— START Collected material —

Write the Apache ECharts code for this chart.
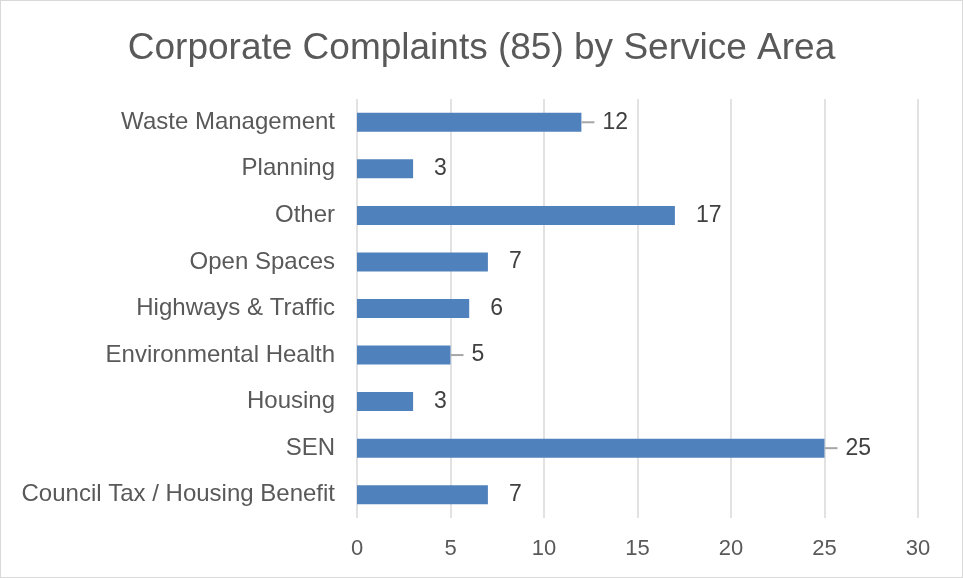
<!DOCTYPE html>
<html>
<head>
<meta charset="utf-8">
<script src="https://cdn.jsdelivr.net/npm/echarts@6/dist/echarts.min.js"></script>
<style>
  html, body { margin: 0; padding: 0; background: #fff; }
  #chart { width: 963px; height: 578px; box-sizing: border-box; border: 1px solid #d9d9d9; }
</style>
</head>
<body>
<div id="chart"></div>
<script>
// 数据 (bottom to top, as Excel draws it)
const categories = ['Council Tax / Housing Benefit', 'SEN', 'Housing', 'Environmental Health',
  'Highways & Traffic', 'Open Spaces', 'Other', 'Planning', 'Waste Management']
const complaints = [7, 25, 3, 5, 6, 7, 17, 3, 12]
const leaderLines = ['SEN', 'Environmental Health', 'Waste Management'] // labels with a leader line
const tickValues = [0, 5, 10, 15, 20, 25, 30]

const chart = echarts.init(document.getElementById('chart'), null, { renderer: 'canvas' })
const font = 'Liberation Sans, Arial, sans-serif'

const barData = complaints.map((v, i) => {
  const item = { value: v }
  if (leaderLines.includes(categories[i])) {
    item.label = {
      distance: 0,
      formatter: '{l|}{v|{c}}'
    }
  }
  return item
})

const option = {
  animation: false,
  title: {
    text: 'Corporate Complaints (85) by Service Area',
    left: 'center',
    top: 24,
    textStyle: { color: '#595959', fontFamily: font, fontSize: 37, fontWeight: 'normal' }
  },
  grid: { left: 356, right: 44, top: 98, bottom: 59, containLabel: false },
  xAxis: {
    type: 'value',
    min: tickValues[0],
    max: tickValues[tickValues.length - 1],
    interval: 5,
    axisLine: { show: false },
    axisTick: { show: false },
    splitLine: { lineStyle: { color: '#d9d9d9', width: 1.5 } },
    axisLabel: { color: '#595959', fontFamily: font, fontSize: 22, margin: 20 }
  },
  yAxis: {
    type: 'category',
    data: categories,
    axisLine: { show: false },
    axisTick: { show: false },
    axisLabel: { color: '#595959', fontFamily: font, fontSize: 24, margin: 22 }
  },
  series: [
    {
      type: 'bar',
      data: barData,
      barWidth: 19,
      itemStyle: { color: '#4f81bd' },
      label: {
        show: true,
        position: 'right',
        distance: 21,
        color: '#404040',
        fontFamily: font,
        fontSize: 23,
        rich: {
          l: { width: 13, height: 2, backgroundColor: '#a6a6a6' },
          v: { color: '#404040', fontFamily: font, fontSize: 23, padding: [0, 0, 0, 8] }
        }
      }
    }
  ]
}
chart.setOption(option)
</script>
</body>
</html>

— END Collected material —

__To be done__: Return nothing but the lines running from the start of the data to the line with "const tickValues = [0, 5, 10, 15, 20, 25, 30]", please, both ends included and no pictures.

__Task solution__:
Write the Apache ECharts code for this chart.
<!DOCTYPE html>
<html>
<head>
<meta charset="utf-8">
<script src="https://cdn.jsdelivr.net/npm/echarts@6/dist/echarts.min.js"></script>
<style>
  html, body { margin: 0; padding: 0; background: #fff; }
  #chart { width: 963px; height: 578px; box-sizing: border-box; border: 1px solid #d9d9d9; }
</style>
</head>
<body>
<div id="chart"></div>
<script>
// 数据 (bottom to top, as Excel draws it)
const categories = ['Council Tax / Housing Benefit', 'SEN', 'Housing', 'Environmental Health',
  'Highways & Traffic', 'Open Spaces', 'Other', 'Planning', 'Waste Management']
const complaints = [7, 25, 3, 5, 6, 7, 17, 3, 12]
const leaderLines = ['SEN', 'Environmental Health', 'Waste Management'] // labels with a leader line
const tickValues = [0, 5, 10, 15, 20, 25, 30]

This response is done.